Directions for this task: All lines from the beginning of the listing through the line with "from matplotlib.colors import" are to be copied word for word; the pictures are not.

Raw data:

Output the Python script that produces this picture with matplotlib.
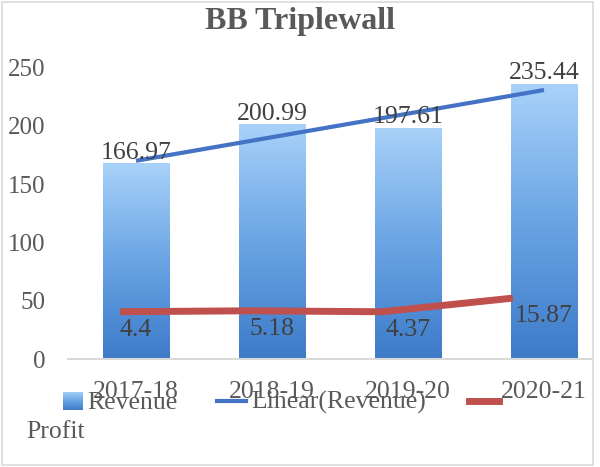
import numpy as np
import matplotlib
matplotlib.use("Agg")
import matplotlib.pyplot as plt
from matplotlib.patches import Rectangle
from matplotlib.lines import Line2D
from matplotlib.transforms import blended_transform_factory
from matplotlib.colors import LinearSegmentedColormap

# data
years = ["2017-18", "2018-19", "2019-20", "2020-21"]
revenue = [166.97, 200.99, 197.61, 235.44]
profit = [4.4, 5.18, 4.37, 15.87]
yticks = [0, 50, 100, 150, 200, 250]

W, H = 600, 467
plt.rcParams['font.family'] = ['Liberation Serif', 'DejaVu Serif']
txt_col = '#595959'
val_col = '#404040'

fig = plt.figure(figsize=(W / 100, H / 100), dpi=100)

def px(x, y):
    # pixel position (from top left) -> figure fraction
    return x / W, 1 - y / H

# plot area in pixels: x 68..612 (clipped by chart border), y 67..359
ax = fig.add_axes([68 / W, 1 - 359.3 / H, 544 / W, 292 / H])
ax.set_facecolor('none')

grad = LinearSegmentedColormap.from_list('bars', ['#3d7bc9', '#6aa4e4', '#a8d2f9'])
gimg = np.linspace(0, 1, 256).reshape(-1, 1)
xs = np.arange(len(years))
bw = 0.49
for x, v in zip(xs, revenue):
    ax.imshow(gimg, cmap=grad, origin='lower', aspect='auto',
              extent=(x - bw / 2, x + bw / 2, 0, v), zorder=1)
    ax.annotate(f"{v:.2f}", (x, v), xytext=(0, 3.6), textcoords='offset points',
                ha='center', va='baseline', fontsize=18.5, color=val_col, zorder=5)

# linear trendline of revenue
k, b = np.polyfit(xs, revenue, 1)
ax.plot(xs[[0, -1]], k * xs[[0, -1]] + b, color='#4472c4', lw=3,
        solid_capstyle='butt', zorder=3)

ax.set_xlim(-0.5, 3.5)
ax.set_ylim(0, 250)
ax.set_yticks(yticks)
ax.set_xticks(xs)
ax.set_xticklabels([])
ax.tick_params(axis='y', length=0, pad=16, labelsize=18, labelcolor=txt_col)
ax.tick_params(axis='x', length=0)
for s in ['top', 'right', 'left']:
    ax.spines[s].set_visible(False)
ax.spines['bottom'].set_color('#d9d9d9')
ax.spines['bottom'].set_linewidth(1.5)

# profit on its own (secondary) scale, as in the source chart
ax2 = fig.add_axes(ax.get_position(), frameon=False)
ax2.plot(xs, profit, color='#c0504d', lw=5, solid_capstyle='butt', zorder=4)
ax2.set_xlim(-0.397, 3.756)
ax2.set_ylim(-35.7, 210.4)
ax2.set_xticks([])
ax2.set_yticks([])
tr = blended_transform_factory(ax.transData, ax2.transData)
for x, p in zip(xs, profit):
    ax2.annotate(f"{p:g}", (x, p), xycoords=tr, xytext=(0, -17.5),
                 textcoords='offset points', ha='center', va='baseline',
                 fontsize=18.5, color=val_col, zorder=5)

# title
fig.text(*px(300, 29.5), "BB Triplewall", ha='center', va='baseline',
         fontsize=23, fontweight='bold', color=txt_col)

# category labels (they overlap the legend in the source)
for x, lab in zip(xs, years):
    xd = ax.transData.transform((x, 0))[0]
    fig.text(xd / W, 1 - 398 / H, lab, ha='center', va='baseline',
             fontsize=18.5, color=txt_col)

# legend, laid out by hand like the wrapped Excel legend
lax = fig.add_axes([62.7 / W, 1 - 410 / H, 19 / W, 18.3 / H])
lax.imshow(gimg, cmap=grad, origin='lower', aspect='auto')
lax.axis('off')
fig.text(*px(87, 409), "Revenue", ha='left', va='baseline', fontsize=18.5, color=txt_col)
fig.add_artist(Line2D([217 / W, 246 / W], [1 - 400.7 / H] * 2, color='#4472c4', lw=3))
fig.text(*px(251.7, 409), "Linear(Revenue)", ha='left', va='baseline', fontsize=18.5, color=txt_col)
fig.add_artist(Line2D([469 / W, 499 / W], [1 - 400.7 / H] * 2, color='#c0504d', lw=5))
fig.text(*px(26, 438), "Profit", ha='left', va='baseline', fontsize=18.5, color=txt_col)

# chart border, right side clipped like the screenshot
fig.add_artist(Rectangle((593 / W, 0), 1, 1, transform=fig.transFigure,
                         facecolor='white', edgecolor='none', zorder=20))
fig.add_artist(Rectangle((2 / W, 2 / H), 591 / W, 463 / H, transform=fig.transFigure,
                         facecolor='none', edgecolor='#d9d9d9', lw=1.2, zorder=21))

fig.savefig("out.png", dpi=100)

Solution for this task:
Output the Python script that produces this picture with matplotlib.
import numpy as np
import matplotlib
matplotlib.use("Agg")
import matplotlib.pyplot as plt
from matplotlib.patches import Rectangle
from matplotlib.lines import Line2D
from matplotlib.transforms import blended_transform_factory
from matplotlib.colors import LinearSegmentedColormap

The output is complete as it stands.